The question is – was the idea behind this entire plot in the imagination of the author, (whom I shutter to think may have been Jeffery Archer) or was the story based around an actual possibly that had once existed in the original documents and purchase agreement? In short, did Russia ever have a legal possibility of reclaiming Alaska from the US?

Thanks.

I shudder to think…

…an actual possibility that…

And I checked it too. Gah!

I have read several accounts of Seward (who was then Secretary of State) negotiating the purchase of Alaska. I have always seen it referred to as a straight out purchase, and never heard reference to any provision that would have given the Russians the right to reacquire the territory.

It was a sale, not a lease.

Okay. I guess the entire story surrounding that particular plot was completely fictional then.

Thanks guys.

At the National Archives you can see the cancelled check and the receipt (just in case we ever decide we’d like to return it).

It was indeed Jeffrey Archer: A Matter of Honour.
While not the worst he’s written, it’s definitely not ‘great literature’.

That’s interesting jklann.
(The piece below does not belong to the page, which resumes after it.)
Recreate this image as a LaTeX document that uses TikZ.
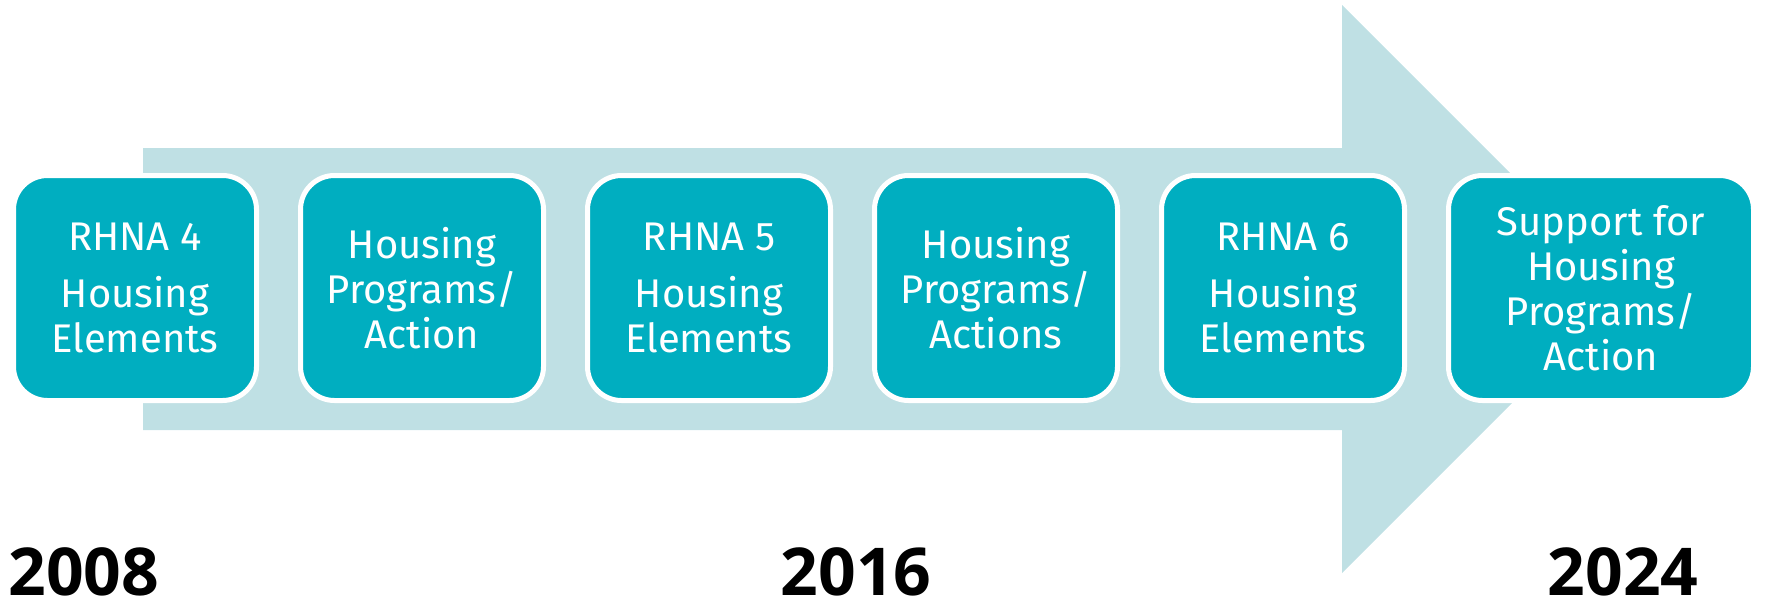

Russian companies lost their rights to Alaskan lands, but Russian individuals did not. Now I need is an old Russian document giving mineral rights for the North Slope to a Russian individual.

Right, the same was true of our earlier land acquisitions such as the Louisiana Purchase and the Treaty of Guadalupe Hidalgo. If you had valid title under the previous government, you kept it. The trick is that it would be up to an American court to determine whether your title was valid under the laws of the previous regime, which could be difficult to do since the French and Mexican governments made some very arbitrary and ambiguous land grants. Likewise with any czarist title deeds you might unearth! :slight_smile:

“We just weren’t looking for an icy frozen waste. Do you have anything in a tropical island?”